- Extracted entries
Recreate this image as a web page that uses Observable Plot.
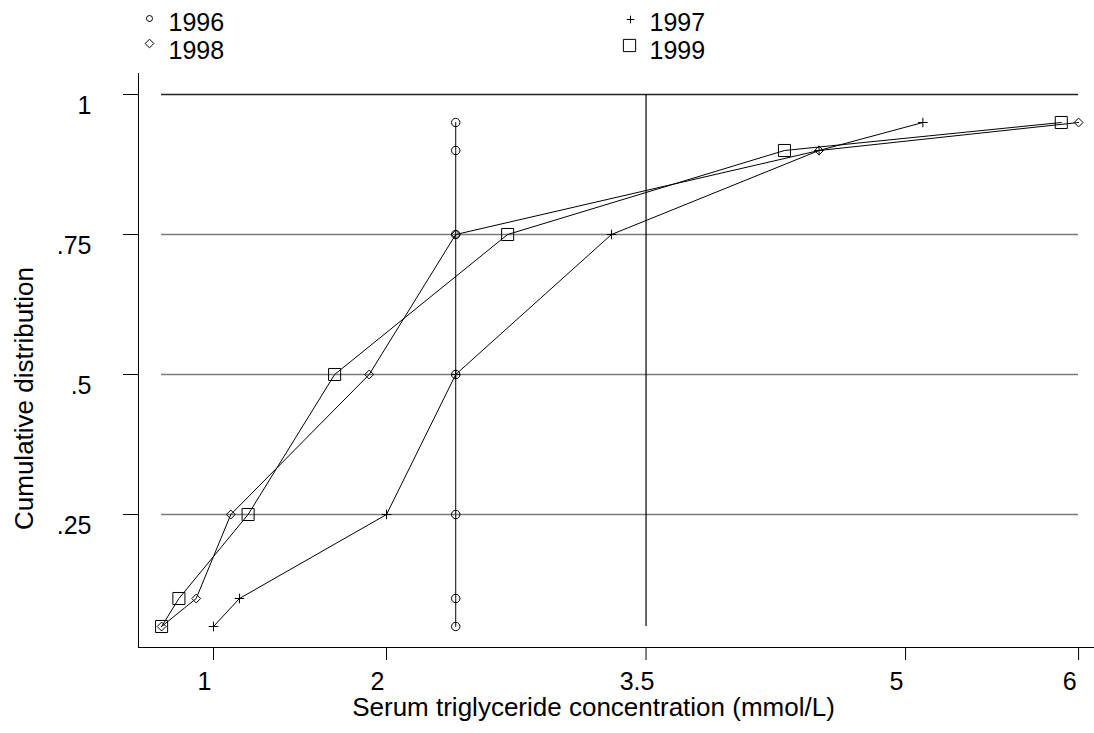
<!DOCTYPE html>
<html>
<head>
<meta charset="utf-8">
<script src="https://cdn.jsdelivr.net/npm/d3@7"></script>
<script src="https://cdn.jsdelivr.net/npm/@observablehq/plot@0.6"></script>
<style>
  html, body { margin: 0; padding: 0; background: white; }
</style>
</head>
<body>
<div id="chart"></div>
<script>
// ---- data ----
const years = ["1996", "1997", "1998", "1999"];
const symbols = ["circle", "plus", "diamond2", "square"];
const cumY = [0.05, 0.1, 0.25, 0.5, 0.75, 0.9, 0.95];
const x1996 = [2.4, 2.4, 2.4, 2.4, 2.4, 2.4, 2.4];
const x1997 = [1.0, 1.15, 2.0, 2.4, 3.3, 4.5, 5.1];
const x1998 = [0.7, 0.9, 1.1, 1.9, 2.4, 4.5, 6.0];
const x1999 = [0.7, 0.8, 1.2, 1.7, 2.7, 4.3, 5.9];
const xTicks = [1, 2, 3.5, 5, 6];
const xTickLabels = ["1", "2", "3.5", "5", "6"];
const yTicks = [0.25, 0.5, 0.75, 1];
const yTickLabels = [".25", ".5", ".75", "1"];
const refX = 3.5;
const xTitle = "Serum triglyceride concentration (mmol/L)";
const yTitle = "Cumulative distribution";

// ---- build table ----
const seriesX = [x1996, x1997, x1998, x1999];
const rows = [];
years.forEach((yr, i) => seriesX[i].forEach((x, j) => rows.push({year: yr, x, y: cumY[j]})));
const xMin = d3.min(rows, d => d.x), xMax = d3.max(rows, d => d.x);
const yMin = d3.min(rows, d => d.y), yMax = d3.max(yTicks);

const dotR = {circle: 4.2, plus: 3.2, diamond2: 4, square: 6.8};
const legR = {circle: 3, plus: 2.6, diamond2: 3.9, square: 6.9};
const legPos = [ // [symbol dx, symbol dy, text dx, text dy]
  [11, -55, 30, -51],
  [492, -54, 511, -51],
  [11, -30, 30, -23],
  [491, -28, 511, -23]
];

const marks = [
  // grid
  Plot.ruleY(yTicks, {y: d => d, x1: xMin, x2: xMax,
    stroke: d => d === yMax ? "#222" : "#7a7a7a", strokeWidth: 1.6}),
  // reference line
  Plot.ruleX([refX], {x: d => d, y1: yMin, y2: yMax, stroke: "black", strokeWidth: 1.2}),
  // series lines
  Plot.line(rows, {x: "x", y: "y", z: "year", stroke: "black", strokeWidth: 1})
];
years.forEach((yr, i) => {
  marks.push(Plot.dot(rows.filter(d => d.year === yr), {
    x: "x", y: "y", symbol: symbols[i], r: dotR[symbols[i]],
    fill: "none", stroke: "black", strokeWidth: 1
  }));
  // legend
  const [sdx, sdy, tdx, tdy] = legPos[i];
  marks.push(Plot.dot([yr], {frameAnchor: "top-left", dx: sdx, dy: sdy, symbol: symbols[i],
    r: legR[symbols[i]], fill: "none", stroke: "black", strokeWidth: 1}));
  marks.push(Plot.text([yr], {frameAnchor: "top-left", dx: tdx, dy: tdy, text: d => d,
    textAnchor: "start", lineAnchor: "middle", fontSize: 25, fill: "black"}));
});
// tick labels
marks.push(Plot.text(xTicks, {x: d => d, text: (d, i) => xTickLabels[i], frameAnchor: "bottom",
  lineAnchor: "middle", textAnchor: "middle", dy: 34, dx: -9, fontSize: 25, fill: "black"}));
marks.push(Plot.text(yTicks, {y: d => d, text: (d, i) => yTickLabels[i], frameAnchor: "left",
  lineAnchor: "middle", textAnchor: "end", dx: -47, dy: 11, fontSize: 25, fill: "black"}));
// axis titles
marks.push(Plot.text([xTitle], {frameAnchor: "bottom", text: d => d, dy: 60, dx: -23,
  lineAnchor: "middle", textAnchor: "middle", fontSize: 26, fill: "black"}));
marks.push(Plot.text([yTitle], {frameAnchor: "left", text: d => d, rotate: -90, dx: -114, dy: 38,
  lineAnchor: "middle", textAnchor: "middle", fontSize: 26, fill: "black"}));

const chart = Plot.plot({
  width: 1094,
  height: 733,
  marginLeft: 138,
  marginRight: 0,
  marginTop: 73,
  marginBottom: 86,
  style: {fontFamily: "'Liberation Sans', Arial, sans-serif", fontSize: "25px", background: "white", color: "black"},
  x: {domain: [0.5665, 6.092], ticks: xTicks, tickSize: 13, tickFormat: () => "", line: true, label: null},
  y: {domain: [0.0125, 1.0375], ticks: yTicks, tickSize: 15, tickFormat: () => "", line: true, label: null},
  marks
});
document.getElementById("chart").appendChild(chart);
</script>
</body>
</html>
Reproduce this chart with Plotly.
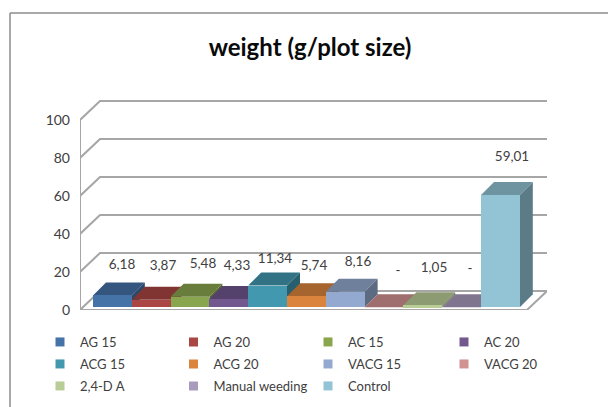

- Exercise brief
In your copy, repeat each record exactly and include no pictures.

- Written solution
Recreate this image as a web page that uses Observable Plot.
<!DOCTYPE html>
<html>
<head>
<meta charset="utf-8">
<script src="https://cdn.jsdelivr.net/npm/d3@7"></script>
<script src="https://cdn.jsdelivr.net/npm/@observablehq/plot@0.6"></script>
<style>
  html, body { margin: 0; padding: 0; background: white; }
</style>
</head>
<body>
<div id="chart"></div>
<script>
// ---- data ----
const years = ["1996", "1997", "1998", "1999"];
const symbols = ["circle", "plus", "diamond2", "square"];
const cumY = [0.05, 0.1, 0.25, 0.5, 0.75, 0.9, 0.95];
const x1996 = [2.4, 2.4, 2.4, 2.4, 2.4, 2.4, 2.4];
const x1997 = [1.0, 1.15, 2.0, 2.4, 3.3, 4.5, 5.1];
const x1998 = [0.7, 0.9, 1.1, 1.9, 2.4, 4.5, 6.0];
const x1999 = [0.7, 0.8, 1.2, 1.7, 2.7, 4.3, 5.9];
const xTicks = [1, 2, 3.5, 5, 6];
const xTickLabels = ["1", "2", "3.5", "5", "6"];
const yTicks = [0.25, 0.5, 0.75, 1];
const yTickLabels = [".25", ".5", ".75", "1"];
const refX = 3.5;
const xTitle = "Serum triglyceride concentration (mmol/L)";
const yTitle = "Cumulative distribution";

// ---- build table ----
const seriesX = [x1996, x1997, x1998, x1999];
const rows = [];
years.forEach((yr, i) => seriesX[i].forEach((x, j) => rows.push({year: yr, x, y: cumY[j]})));
const xMin = d3.min(rows, d => d.x), xMax = d3.max(rows, d => d.x);
const yMin = d3.min(rows, d => d.y), yMax = d3.max(yTicks);

const dotR = {circle: 4.2, plus: 3.2, diamond2: 4, square: 6.8};
const legR = {circle: 3, plus: 2.6, diamond2: 3.9, square: 6.9};
const legPos = [ // [symbol dx, symbol dy, text dx, text dy]
  [11, -55, 30, -51],
  [492, -54, 511, -51],
  [11, -30, 30, -23],
  [491, -28, 511, -23]
];

const marks = [
  // grid
  Plot.ruleY(yTicks, {y: d => d, x1: xMin, x2: xMax,
    stroke: d => d === yMax ? "#222" : "#7a7a7a", strokeWidth: 1.6}),
  // reference line
  Plot.ruleX([refX], {x: d => d, y1: yMin, y2: yMax, stroke: "black", strokeWidth: 1.2}),
  // series lines
  Plot.line(rows, {x: "x", y: "y", z: "year", stroke: "black", strokeWidth: 1})
];
years.forEach((yr, i) => {
  marks.push(Plot.dot(rows.filter(d => d.year === yr), {
    x: "x", y: "y", symbol: symbols[i], r: dotR[symbols[i]],
    fill: "none", stroke: "black", strokeWidth: 1
  }));
  // legend
  const [sdx, sdy, tdx, tdy] = legPos[i];
  marks.push(Plot.dot([yr], {frameAnchor: "top-left", dx: sdx, dy: sdy, symbol: symbols[i],
    r: legR[symbols[i]], fill: "none", stroke: "black", strokeWidth: 1}));
  marks.push(Plot.text([yr], {frameAnchor: "top-left", dx: tdx, dy: tdy, text: d => d,
    textAnchor: "start", lineAnchor: "middle", fontSize: 25, fill: "black"}));
});
// tick labels
marks.push(Plot.text(xTicks, {x: d => d, text: (d, i) => xTickLabels[i], frameAnchor: "bottom",
  lineAnchor: "middle", textAnchor: "middle", dy: 34, dx: -9, fontSize: 25, fill: "black"}));
marks.push(Plot.text(yTicks, {y: d => d, text: (d, i) => yTickLabels[i], frameAnchor: "left",
  lineAnchor: "middle", textAnchor: "end", dx: -47, dy: 11, fontSize: 25, fill: "black"}));
// axis titles
marks.push(Plot.text([xTitle], {frameAnchor: "bottom", text: d => d, dy: 60, dx: -23,
  lineAnchor: "middle", textAnchor: "middle", fontSize: 26, fill: "black"}));
marks.push(Plot.text([yTitle], {frameAnchor: "left", text: d => d, rotate: -90, dx: -114, dy: 38,
  lineAnchor: "middle", textAnchor: "middle", fontSize: 26, fill: "black"}));

const chart = Plot.plot({
  width: 1094,
  height: 733,
  marginLeft: 138,
  marginRight: 0,
  marginTop: 73,
  marginBottom: 86,
  style: {fontFamily: "'Liberation Sans', Arial, sans-serif", fontSize: "25px", background: "white", color: "black"},
  x: {domain: [0.5665, 6.092], ticks: xTicks, tickSize: 13, tickFormat: () => "", line: true, label: null},
  y: {domain: [0.0125, 1.0375], ticks: yTicks, tickSize: 15, tickFormat: () => "", line: true, label: null},
  marks
});
document.getElementById("chart").appendChild(chart);
</script>
</body>
</html>
Reproduce this chart with Plotly.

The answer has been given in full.